** AIM **
Find the lines with the string "matplotlib" and return them.

** EXERCISE DATA **
▼▼▼
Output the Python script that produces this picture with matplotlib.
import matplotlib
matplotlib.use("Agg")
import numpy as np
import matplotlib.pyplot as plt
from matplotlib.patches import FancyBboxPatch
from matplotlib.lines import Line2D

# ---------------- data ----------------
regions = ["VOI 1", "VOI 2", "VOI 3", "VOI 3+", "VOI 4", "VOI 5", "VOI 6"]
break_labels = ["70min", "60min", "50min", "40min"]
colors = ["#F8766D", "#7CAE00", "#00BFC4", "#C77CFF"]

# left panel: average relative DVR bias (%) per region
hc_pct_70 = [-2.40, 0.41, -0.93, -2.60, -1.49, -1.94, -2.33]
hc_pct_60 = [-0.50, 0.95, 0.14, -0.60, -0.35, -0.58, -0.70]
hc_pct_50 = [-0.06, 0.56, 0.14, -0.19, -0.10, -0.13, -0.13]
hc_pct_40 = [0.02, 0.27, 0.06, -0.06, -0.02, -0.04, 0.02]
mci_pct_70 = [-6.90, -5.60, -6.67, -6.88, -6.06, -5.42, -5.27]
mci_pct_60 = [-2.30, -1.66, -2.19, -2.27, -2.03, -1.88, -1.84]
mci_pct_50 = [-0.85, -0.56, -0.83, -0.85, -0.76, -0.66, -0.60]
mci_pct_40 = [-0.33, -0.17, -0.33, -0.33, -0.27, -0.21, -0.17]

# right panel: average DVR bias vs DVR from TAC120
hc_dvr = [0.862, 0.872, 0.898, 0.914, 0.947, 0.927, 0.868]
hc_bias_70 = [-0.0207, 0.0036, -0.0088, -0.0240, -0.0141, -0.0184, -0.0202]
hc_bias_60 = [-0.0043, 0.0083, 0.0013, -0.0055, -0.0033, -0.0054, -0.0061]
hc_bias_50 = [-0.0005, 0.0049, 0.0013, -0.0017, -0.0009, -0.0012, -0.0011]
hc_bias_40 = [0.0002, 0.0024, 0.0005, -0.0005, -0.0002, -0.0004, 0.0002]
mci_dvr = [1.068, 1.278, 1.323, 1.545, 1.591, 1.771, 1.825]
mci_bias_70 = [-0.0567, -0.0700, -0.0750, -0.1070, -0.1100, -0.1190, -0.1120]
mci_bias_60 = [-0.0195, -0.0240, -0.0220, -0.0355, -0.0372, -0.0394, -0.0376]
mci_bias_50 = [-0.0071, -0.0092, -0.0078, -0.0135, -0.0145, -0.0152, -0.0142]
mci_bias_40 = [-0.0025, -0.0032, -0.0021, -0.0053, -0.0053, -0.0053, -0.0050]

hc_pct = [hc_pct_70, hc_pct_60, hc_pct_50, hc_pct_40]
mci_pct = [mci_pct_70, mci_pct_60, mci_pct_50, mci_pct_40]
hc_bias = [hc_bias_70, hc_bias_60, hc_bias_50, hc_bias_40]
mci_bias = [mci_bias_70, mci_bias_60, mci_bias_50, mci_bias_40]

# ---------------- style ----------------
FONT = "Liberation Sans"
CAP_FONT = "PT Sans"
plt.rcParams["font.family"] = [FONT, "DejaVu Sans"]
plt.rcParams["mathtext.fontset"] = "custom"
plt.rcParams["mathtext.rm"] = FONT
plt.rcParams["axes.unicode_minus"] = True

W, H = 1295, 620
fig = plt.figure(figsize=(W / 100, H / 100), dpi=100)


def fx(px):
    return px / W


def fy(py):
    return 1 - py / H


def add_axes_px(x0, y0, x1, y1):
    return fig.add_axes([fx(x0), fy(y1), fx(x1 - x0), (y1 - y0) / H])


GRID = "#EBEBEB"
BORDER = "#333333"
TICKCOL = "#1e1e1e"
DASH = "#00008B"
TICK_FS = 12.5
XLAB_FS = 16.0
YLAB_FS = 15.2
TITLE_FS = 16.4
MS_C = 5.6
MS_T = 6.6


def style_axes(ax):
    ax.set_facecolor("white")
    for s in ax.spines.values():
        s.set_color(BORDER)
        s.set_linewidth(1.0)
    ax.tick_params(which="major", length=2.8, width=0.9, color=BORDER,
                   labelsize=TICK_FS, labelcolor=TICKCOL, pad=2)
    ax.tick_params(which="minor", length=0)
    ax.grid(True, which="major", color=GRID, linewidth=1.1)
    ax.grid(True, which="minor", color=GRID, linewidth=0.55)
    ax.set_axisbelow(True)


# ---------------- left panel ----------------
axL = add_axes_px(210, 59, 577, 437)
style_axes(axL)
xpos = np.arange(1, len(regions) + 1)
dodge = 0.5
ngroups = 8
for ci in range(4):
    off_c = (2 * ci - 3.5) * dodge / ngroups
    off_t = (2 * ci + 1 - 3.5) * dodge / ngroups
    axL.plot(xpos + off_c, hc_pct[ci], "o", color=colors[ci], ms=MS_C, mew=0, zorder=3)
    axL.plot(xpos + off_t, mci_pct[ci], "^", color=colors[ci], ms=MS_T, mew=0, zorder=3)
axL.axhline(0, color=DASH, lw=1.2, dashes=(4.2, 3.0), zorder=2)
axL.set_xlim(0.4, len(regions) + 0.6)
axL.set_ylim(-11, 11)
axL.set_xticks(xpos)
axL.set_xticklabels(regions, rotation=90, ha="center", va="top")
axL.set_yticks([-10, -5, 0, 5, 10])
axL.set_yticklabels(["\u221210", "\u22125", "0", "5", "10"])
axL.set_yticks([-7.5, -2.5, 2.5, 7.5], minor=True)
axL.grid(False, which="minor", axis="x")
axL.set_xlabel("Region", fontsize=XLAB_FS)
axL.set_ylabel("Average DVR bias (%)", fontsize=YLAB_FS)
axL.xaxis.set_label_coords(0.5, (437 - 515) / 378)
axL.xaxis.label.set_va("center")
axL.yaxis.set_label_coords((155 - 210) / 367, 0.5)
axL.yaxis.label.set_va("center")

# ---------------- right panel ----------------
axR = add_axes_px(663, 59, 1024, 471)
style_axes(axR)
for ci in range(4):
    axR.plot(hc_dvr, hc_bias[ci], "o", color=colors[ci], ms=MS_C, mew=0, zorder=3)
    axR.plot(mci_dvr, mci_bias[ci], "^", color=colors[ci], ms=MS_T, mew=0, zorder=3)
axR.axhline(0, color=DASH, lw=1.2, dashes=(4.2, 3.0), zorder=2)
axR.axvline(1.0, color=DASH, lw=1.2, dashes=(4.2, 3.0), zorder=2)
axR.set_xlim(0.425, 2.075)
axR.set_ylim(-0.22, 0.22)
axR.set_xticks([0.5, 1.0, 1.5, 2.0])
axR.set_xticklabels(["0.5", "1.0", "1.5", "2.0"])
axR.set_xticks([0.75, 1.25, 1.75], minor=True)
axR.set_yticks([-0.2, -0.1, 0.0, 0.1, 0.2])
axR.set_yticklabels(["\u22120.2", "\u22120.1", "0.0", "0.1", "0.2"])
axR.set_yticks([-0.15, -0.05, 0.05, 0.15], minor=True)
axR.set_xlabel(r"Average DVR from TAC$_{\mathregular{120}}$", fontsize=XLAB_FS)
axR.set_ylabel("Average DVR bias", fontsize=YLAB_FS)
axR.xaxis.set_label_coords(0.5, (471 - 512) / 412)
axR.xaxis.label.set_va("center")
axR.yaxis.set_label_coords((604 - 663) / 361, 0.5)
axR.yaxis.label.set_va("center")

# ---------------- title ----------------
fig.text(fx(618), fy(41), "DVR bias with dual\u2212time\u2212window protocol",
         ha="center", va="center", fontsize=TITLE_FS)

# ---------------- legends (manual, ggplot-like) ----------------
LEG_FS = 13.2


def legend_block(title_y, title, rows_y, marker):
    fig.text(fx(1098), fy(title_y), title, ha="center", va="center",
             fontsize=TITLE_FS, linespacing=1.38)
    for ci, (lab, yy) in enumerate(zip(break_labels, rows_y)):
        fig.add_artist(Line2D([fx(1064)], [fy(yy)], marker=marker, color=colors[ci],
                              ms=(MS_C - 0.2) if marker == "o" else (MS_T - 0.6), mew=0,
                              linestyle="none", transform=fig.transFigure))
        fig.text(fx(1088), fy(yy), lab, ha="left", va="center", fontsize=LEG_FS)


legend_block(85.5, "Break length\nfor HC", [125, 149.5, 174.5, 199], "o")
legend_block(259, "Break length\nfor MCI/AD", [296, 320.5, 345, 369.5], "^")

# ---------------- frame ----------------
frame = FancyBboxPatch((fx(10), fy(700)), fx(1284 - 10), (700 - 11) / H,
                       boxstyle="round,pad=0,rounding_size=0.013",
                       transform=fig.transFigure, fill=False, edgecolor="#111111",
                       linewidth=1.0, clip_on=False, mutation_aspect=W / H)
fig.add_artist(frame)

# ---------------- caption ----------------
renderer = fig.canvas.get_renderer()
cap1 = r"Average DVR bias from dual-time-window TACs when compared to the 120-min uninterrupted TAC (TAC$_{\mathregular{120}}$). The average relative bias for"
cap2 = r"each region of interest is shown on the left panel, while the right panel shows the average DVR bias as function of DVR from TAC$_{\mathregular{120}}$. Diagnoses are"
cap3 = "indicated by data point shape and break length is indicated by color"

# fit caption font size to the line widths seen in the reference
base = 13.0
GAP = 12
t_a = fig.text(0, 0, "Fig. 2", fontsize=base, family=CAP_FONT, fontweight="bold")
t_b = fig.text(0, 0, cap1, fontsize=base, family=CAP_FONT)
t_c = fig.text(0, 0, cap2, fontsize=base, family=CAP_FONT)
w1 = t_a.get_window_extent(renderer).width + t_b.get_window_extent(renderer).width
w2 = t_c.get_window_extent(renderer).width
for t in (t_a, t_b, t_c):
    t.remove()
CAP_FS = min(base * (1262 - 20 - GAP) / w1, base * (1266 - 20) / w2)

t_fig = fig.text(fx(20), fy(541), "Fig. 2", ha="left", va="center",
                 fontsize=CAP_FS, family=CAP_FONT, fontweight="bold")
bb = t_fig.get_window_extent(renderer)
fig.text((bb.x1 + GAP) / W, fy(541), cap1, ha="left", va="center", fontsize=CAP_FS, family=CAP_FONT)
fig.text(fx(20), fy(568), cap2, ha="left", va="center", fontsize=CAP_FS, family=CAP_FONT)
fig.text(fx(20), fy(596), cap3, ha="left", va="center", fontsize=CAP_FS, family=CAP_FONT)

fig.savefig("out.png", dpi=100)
▲▲▲
▼▼▼
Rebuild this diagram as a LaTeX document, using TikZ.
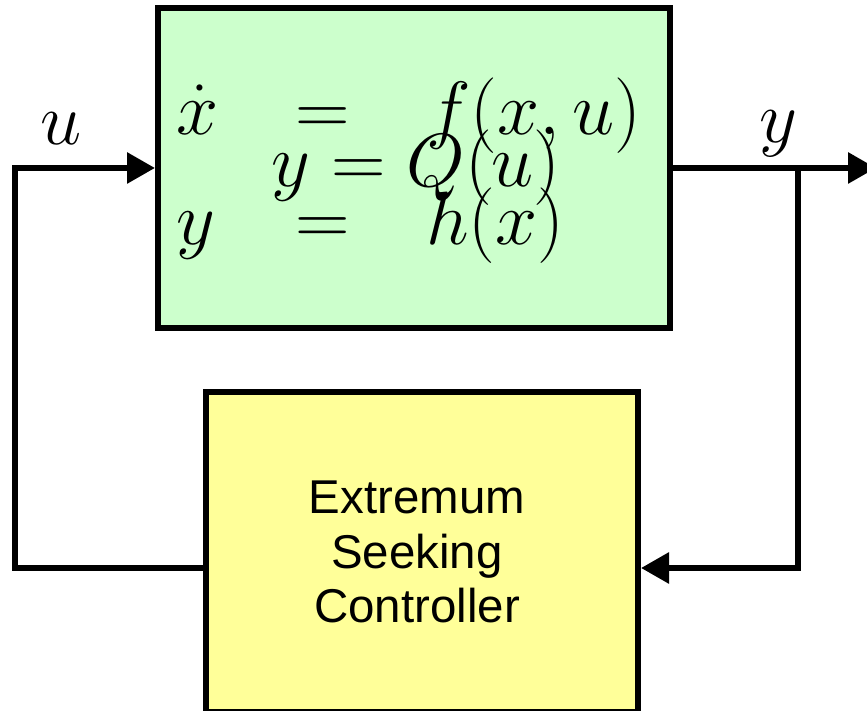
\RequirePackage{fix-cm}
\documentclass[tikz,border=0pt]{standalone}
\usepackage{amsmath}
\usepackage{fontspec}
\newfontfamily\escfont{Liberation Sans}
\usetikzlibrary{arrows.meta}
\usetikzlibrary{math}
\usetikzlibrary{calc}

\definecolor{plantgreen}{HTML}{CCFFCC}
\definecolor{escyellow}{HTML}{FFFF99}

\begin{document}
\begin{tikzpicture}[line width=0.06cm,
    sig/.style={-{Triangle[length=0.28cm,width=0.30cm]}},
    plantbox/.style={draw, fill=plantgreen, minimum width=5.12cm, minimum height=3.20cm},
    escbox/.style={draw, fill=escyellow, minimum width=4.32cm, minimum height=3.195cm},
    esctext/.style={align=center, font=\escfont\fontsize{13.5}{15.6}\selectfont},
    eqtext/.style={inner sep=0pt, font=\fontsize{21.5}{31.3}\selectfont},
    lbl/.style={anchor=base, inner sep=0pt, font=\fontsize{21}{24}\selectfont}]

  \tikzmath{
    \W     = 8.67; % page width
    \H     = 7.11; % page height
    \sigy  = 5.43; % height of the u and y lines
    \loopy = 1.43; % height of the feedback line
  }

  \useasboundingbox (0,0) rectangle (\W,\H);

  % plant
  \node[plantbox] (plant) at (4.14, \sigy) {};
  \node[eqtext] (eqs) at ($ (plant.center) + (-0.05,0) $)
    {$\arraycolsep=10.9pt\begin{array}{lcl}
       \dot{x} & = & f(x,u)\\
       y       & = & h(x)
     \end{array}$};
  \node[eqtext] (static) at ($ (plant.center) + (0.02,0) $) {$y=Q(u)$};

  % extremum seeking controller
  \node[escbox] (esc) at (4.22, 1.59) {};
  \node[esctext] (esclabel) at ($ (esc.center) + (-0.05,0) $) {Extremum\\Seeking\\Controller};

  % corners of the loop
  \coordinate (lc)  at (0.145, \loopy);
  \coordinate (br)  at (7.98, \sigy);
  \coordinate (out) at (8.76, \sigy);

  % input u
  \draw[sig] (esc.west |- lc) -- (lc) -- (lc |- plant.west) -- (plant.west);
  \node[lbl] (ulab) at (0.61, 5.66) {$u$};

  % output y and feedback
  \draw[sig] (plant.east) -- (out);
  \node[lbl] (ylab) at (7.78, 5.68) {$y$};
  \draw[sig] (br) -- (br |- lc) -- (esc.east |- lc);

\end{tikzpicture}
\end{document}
▲▲▲
▼▼▼
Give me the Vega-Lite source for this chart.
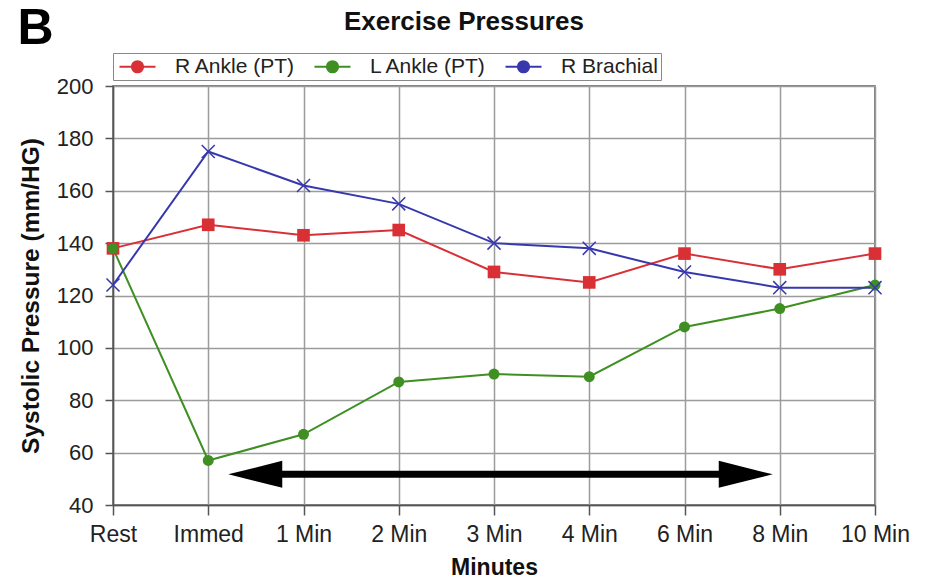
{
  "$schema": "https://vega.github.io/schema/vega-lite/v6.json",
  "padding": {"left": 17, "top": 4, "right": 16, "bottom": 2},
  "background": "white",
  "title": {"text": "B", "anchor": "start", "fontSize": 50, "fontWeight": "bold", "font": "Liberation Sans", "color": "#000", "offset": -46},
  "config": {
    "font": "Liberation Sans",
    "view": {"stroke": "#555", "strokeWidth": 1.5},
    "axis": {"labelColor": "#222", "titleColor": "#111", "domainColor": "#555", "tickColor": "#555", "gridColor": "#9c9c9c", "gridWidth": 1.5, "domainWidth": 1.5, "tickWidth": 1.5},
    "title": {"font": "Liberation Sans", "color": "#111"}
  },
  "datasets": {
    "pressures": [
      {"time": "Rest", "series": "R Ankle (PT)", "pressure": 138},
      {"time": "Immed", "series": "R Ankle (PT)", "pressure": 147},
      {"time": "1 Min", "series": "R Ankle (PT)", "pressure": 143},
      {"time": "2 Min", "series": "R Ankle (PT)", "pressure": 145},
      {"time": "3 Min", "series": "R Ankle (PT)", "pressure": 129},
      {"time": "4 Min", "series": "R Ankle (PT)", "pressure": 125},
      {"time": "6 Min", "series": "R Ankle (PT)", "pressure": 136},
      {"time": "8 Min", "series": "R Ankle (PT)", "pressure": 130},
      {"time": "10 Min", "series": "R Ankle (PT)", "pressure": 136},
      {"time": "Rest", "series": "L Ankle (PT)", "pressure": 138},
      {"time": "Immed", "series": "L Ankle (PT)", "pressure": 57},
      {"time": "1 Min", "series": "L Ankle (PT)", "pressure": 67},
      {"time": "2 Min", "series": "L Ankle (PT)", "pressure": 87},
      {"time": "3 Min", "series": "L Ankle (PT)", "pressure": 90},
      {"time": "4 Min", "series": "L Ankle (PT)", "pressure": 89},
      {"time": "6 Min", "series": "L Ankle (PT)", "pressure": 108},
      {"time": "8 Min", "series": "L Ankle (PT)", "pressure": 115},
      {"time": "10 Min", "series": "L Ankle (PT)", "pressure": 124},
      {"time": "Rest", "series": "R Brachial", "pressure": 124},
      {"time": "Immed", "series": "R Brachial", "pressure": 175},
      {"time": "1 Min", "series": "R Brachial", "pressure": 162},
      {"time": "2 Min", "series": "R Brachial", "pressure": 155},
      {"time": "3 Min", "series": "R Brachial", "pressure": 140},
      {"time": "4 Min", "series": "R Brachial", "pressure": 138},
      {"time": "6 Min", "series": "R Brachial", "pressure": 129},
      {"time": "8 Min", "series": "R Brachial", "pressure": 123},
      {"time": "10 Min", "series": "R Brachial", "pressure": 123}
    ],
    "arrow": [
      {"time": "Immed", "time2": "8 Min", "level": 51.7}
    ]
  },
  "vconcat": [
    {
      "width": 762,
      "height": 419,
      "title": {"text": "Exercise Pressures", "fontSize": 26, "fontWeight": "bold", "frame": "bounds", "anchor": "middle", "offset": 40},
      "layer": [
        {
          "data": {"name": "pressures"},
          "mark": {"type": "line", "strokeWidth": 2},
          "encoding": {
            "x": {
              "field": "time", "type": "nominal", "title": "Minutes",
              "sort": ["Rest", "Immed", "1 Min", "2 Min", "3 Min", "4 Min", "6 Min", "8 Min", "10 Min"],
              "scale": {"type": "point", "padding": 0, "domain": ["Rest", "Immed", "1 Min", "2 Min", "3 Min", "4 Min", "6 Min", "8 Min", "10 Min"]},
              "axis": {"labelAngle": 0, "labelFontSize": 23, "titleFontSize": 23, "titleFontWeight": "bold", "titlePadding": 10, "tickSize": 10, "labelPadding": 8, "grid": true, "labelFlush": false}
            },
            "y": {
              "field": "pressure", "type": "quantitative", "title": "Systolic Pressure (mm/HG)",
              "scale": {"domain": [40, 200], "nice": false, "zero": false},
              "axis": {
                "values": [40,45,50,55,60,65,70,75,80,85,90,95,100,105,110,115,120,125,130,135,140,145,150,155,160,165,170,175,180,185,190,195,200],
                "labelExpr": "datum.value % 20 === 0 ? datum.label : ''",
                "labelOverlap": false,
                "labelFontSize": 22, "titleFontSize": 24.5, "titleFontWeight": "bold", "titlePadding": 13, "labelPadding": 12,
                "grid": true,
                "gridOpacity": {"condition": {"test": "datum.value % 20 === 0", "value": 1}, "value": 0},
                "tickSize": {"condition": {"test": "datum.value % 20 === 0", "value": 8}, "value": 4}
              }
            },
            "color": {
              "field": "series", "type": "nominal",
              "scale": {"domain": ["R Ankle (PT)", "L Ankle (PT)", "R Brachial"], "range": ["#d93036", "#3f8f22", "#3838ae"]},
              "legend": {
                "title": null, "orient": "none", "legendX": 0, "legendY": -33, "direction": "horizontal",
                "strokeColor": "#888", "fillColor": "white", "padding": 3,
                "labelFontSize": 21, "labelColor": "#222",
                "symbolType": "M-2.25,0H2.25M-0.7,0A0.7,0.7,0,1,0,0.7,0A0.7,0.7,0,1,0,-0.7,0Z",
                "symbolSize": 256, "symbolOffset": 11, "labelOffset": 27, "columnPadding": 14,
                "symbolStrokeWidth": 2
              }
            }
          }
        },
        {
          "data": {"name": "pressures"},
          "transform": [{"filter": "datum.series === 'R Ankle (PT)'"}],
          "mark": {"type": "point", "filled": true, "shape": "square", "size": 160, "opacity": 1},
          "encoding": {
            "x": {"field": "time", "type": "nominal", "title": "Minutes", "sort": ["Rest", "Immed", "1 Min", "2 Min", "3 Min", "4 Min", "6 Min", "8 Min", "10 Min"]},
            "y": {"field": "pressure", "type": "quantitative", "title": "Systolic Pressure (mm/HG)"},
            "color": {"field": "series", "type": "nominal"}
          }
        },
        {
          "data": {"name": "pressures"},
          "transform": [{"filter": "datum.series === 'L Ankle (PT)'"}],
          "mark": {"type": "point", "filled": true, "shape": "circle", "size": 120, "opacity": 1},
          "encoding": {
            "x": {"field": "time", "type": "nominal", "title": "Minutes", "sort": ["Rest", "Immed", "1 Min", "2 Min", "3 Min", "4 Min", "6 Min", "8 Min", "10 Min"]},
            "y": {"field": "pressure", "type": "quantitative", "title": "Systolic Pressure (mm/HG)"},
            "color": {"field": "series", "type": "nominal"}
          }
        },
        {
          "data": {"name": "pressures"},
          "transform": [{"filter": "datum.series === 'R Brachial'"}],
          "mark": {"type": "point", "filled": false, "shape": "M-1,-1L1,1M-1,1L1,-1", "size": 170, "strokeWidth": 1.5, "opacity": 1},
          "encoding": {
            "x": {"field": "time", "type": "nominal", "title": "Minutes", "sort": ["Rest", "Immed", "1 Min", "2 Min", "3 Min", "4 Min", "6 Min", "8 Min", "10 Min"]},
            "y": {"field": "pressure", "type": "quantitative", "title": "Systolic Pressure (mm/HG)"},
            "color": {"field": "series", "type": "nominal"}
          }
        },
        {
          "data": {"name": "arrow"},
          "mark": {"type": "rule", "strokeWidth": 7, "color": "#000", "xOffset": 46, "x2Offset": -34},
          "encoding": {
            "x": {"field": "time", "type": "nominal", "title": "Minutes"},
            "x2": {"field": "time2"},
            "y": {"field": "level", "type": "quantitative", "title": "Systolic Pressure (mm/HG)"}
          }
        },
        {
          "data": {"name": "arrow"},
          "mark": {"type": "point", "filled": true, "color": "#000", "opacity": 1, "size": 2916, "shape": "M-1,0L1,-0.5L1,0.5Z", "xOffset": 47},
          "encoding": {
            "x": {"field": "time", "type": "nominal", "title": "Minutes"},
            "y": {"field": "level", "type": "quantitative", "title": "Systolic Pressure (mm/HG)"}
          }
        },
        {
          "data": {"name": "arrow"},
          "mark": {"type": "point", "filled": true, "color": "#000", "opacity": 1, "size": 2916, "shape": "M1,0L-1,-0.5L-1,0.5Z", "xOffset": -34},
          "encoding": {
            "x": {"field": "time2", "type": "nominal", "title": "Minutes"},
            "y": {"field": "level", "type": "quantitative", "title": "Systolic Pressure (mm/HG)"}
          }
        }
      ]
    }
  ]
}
▲▲▲
** EXERCISE SOLUTION **
Output the Python script that produces this picture with matplotlib.
import matplotlib
matplotlib.use("Agg")
import matplotlib.pyplot as plt
from matplotlib.patches import FancyBboxPatch
from matplotlib.lines import Line2D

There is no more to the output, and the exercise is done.